Since each ballot is equally likely to be the one that gets counted, the probability of each candidate getting elected is proportional to the number of votes they get. Averaged over a large number of districts, this means that the number of legislators elected from each political party will be approximately proportional to the popular support for that party. Thus, this simulates proportional representation with single-member electoral districts.

This is very similar to a sortition, in which legislatures are a random sample of the population. The primary difference is that in a sortition, many of the people randomly selected to be legislators may have little interest in or ability for the job. However, in this system, someone would still have to demonstrate interest by running for election in order to be selected. To further discourage frivolous campaigns, costs could be imposed on the candidates, for instance by requiring them to gather signatures to qualify for the ballot, to ensure that no one gets elected who isn't serious about their intent to serve in the legislature.

A small further advantage of this system over a sortition is that it ensures that the legislators are evenly distributed geographically, so the variance of the number of seats won by each political coalition would be slightly smaller than it would be under completely random sampling.

Another advantage of my randomized system over first-past-the-post and proportional representation is that it avoids electoral paradoxes that plague deterministic systems. It avoids the Alabama and population paradoxes, which proportional representation is vulnerable to. There is also no incentive for tactical voting, since if your vote gets selected, the others do not constrain which candidates you can get elected. And there is no incentive for Gerrymandering, since the expected number of seats won by a party will be proportional to its vote count no matter how the districts are drawn, provided they all have equal numbers of voters.

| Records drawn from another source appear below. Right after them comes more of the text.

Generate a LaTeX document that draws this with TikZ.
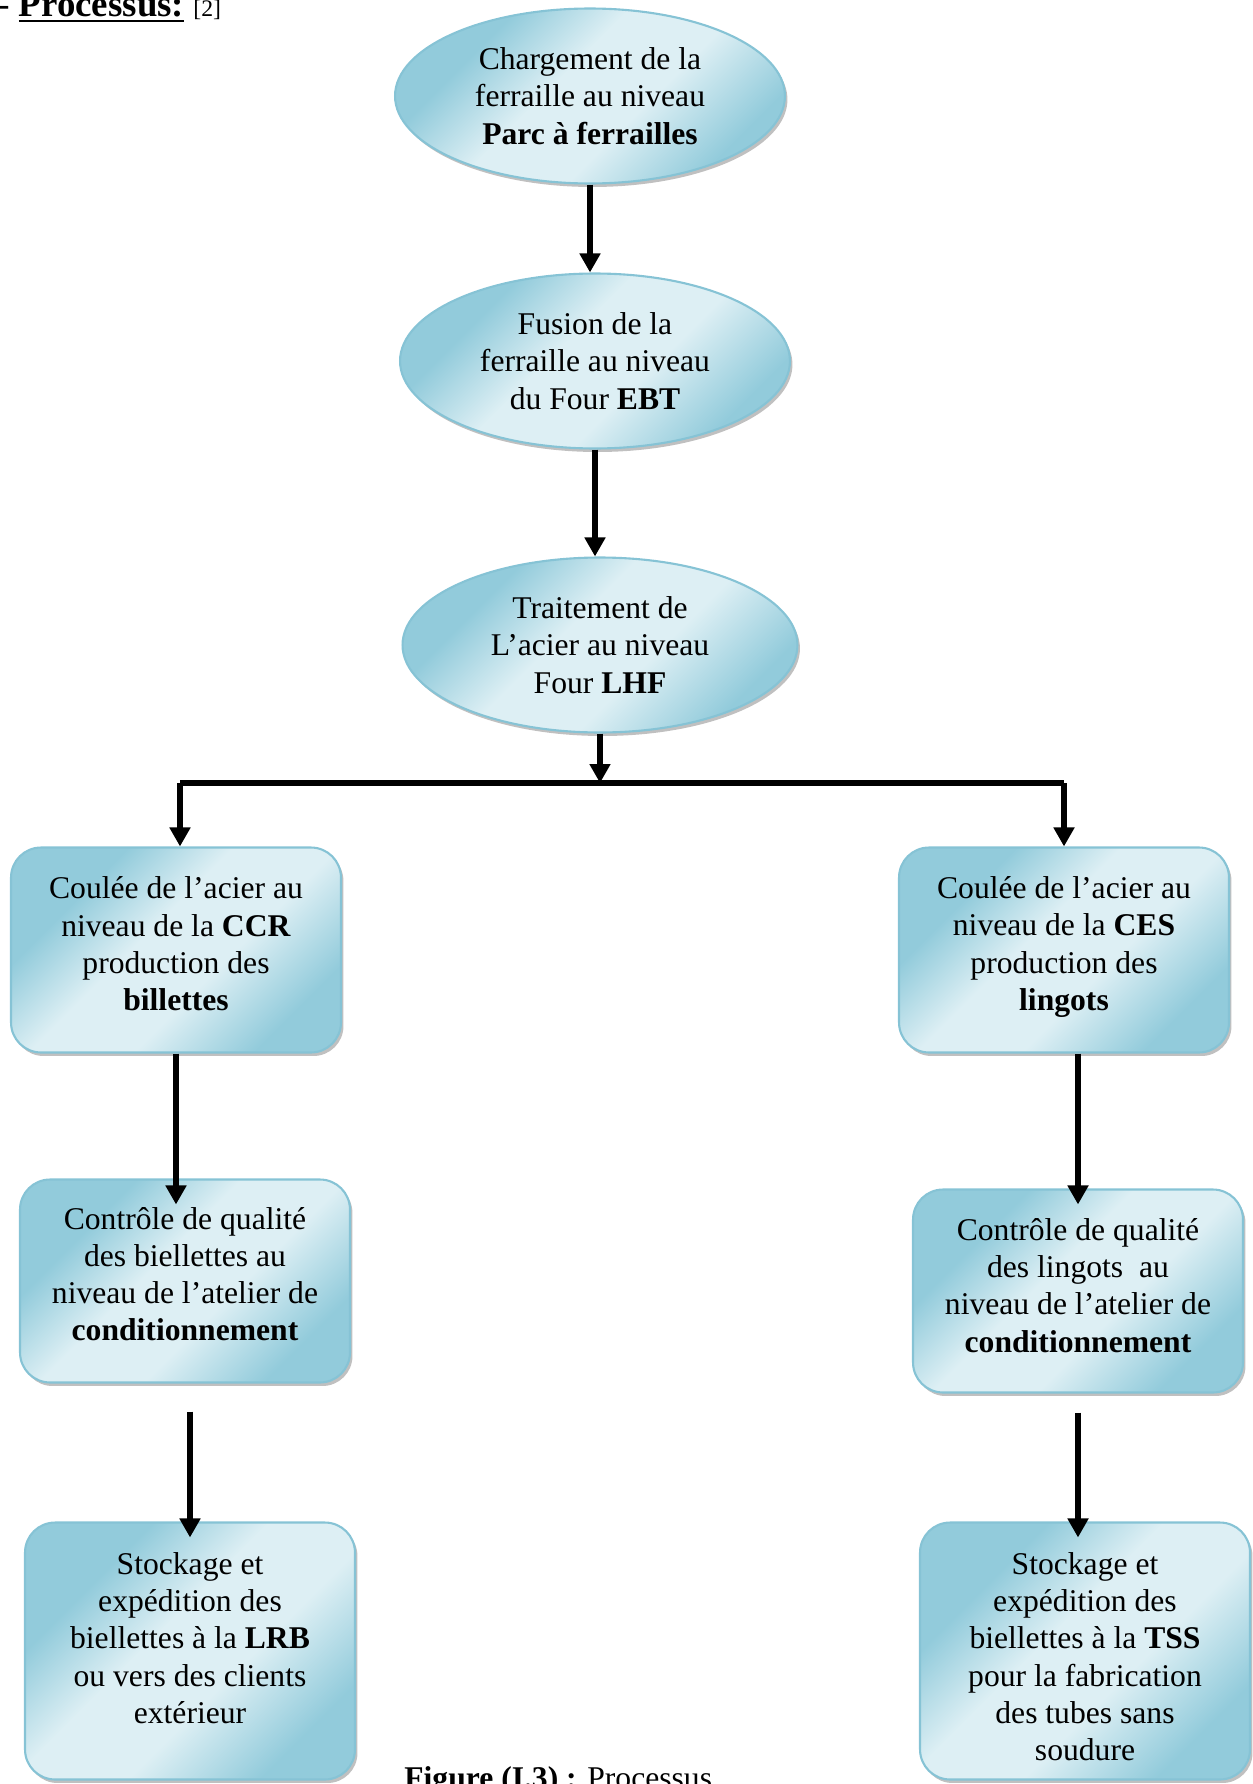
\documentclass[tikz,border=0pt]{standalone}
\usepackage{fontspec}
\setmainfont{Liberation Serif}
\usetikzlibrary{shapes.geometric,arrows.meta,shadows}
\definecolor{aqualight}{HTML}{DDEFF4}
\definecolor{aquadark}{HTML}{92CBDB}
\definecolor{aquaedge}{HTML}{86C3D5}
\pgfdeclarehorizontalshading{aquagrad}{100bp}{color(0bp)=(aquadark); color(30bp)=(aquadark); color(44bp)=(aqualight); color(58bp)=(aqualight); color(74bp)=(aquadark); color(100bp)=(aquadark)}
\newcommand\boxfont{\fontsize{18}{21.2}\selectfont}
\newcommand\lowpad[1]{\rule[-#1]{0pt}{#1}}
\newcommand\toppad[1]{\rule{0pt}{#1}}
\newcommand\thickunder[1]{\setbox0\hbox{#1}\rlap{\rule[-3pt]{\wd0}{1.5pt}}\box0\relax}

\begin{document}
\begin{tikzpicture}[x=0.02cm,y=-0.02cm,
  ovalstep/.style={ellipse,draw=aquaedge,line width=1.2pt,shading=aquagrad,shading angle=-45,
    drop shadow={shadow xshift=0.05cm,shadow yshift=-0.07cm,fill=black!45,opacity=0.55},
    minimum width=7.8cm,minimum height=3.5cm,inner sep=0pt,align=center,font=\boxfont},
  boxstep/.style={rectangle,rounded corners=0.6cm,draw=aquaedge,line width=1.2pt,shading=aquagrad,shading angle=-45,
    drop shadow={shadow xshift=0.05cm,shadow yshift=-0.07cm,fill=black!45,opacity=0.55},
    minimum width=6.6cm,inner sep=2pt,align=center,font=\boxfont},
  arr/.style={line width=3pt,-{Triangle[length=0.38cm,width=0.4cm]}},
  bar/.style={line width=3.4pt}]
\useasboundingbox (0,0) rectangle (1253,1784);

\node[anchor=base west,inner sep=0pt,font=\fontsize{21}{25}\selectfont] (titre) at (-3,17)
  {- \thickunder{\textbf{Processus:}} {\fontsize{13.5}{16}\selectfont[2]}};

\node[ovalstep] (e1) at (590,96) {Chargement de la\\ferraille au niveau\\\textbf{Parc à ferrailles}};
\node[ovalstep] (e2) at (595,361) {Fusion de la\\ferraille au niveau\\du Four \textbf{EBT}};
\node[ovalstep,minimum width=7.9cm] (e3) at (600,645) {Traitement de\\L’acier au niveau\\Four \textbf{LHF}};

\node[boxstep,minimum height=4.1cm] (l1) at (176,950) {Coulée de l’acier au\\niveau de la \textbf{CCR}\\production des\\\textbf{billettes}\lowpad{7pt}};
\node[boxstep,minimum height=4.1cm] (r1) at (1064,950) {Coulée de l’acier au\\niveau de la \textbf{CES}\\production des\\\textbf{lingots}\lowpad{7.5pt}};
\node[boxstep,minimum height=4.06cm] (l2) at (185,1281) {Contrôle de qualité\\des biellettes au\\niveau de l’atelier de\\\textbf{conditionnement}\lowpad{8pt}};
\node[boxstep,minimum height=4.06cm] (r2) at (1078,1291) {Contrôle de qualité\\des lingots~ au\\niveau de l’atelier de\\\textbf{conditionnement}\lowpad{6.5pt}};
\node[boxstep,minimum height=5.14cm] (l3) at (190,1651) {Stockage et\\expédition des\\biellettes à la \textbf{LRB}\\ou vers des clients\\extérieur\lowpad{15pt}};
\node[boxstep,minimum height=5.14cm] (r3) at (1085,1651) {\toppad{19pt}Stockage et\\expédition des\\biellettes à la \textbf{TSS}\\pour la fabrication\\des tubes sans\\soudure};

\node[anchor=base west,inner sep=0pt,font=\boxfont] (legende) at (404,1788) {\textbf{Figure (I.3) :} Processus};

\coordinate (split) at (597,783);
\coordinate (bl) at (180,783);
\coordinate (br) at (1064,783);

\draw[arr] (e1.south) -- (e1.south |- e2.north);
\draw[arr] (e2.south) -- (e2.south |- e3.north);
\draw[arr] (e3.south) -- (e3.south |- split);
\draw[bar] (bl) -- (br);
\draw[arr] (bl) -- (bl |- l1.north);
\draw[arr] (br) -- (br |- r1.north);
\draw[arr,shorten >=-0.52cm] (l1.south) -- (l1.south |- l2.north);
\draw[arr,shorten >=-0.32cm] (r2.north |- r1.south) -- (r2.north);
\draw[arr,shorten <=0.56cm,shorten >=-0.32cm] (l3.north |- l2.south) -- (l3.north);
\draw[arr,shorten <=0.38cm,shorten >=-0.32cm] (r2.south) -- (r2.south |- r3.north);
\end{tikzpicture}
\end{document}
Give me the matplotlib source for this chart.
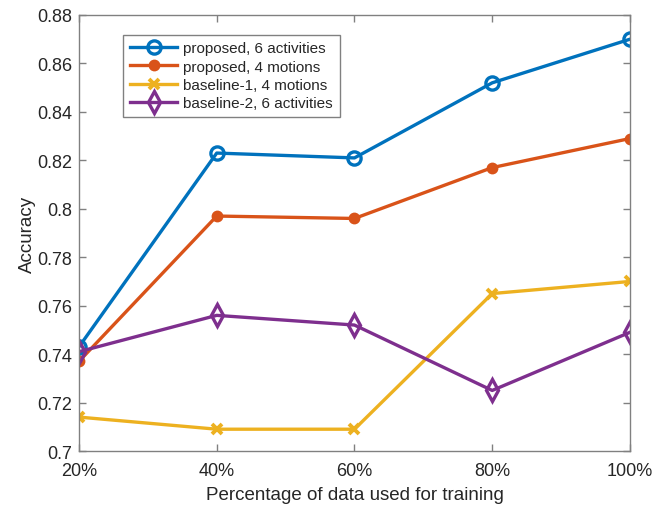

A possible objection to this system is that candidates can get elected with support from only a small fraction of their constituents. But this does not seem that bad to me. Even under first-past-the-post, it is the norm for a large fraction of the constituents to vote against the winning candidate. Even in safe seats, the fraction of voters who vote against the winner is typically fairly significant (e.g., a third), and these voters never get the chance to be represented by their preferred candidate. Under the randomized system, any significant local coalition would get a chance of representation sometimes, and dominant coalitions would be represented most of the time. And if a party is dominant in a district, then even if the representative for that district ends up not being aligned with that party, there will likely be nearby districts that are represented by that party. For example, the San Francisco Bay Area is so dominated by Democrats that all of its members of the House of Representatives and the state legislature are Democrats, leaving the Bay Area Republicans unrepresented. Using the randomized system, a few Republicans would get elected in the Bay Area, so the constituency of Bay Area Republicans get their representation, and the Democrats in the districts that end up getting represented by Republicans would still have plenty of Democratic legislators in neighboring districts to represent their interests.

One significant disadvantage is that it would be difficult for legislators to accumulate much experience in the legislature, since they would have a significant chance of losing each re-election even if they have broad support in their district. Primarily for this reason, I think this randomized system is inferior to single transferable vote and party list proportional representation. But despite this, I still think it is not too terrible, and would be a significant improvement over the current system. Sometimes you can make the system more democratic by counting fewer votes.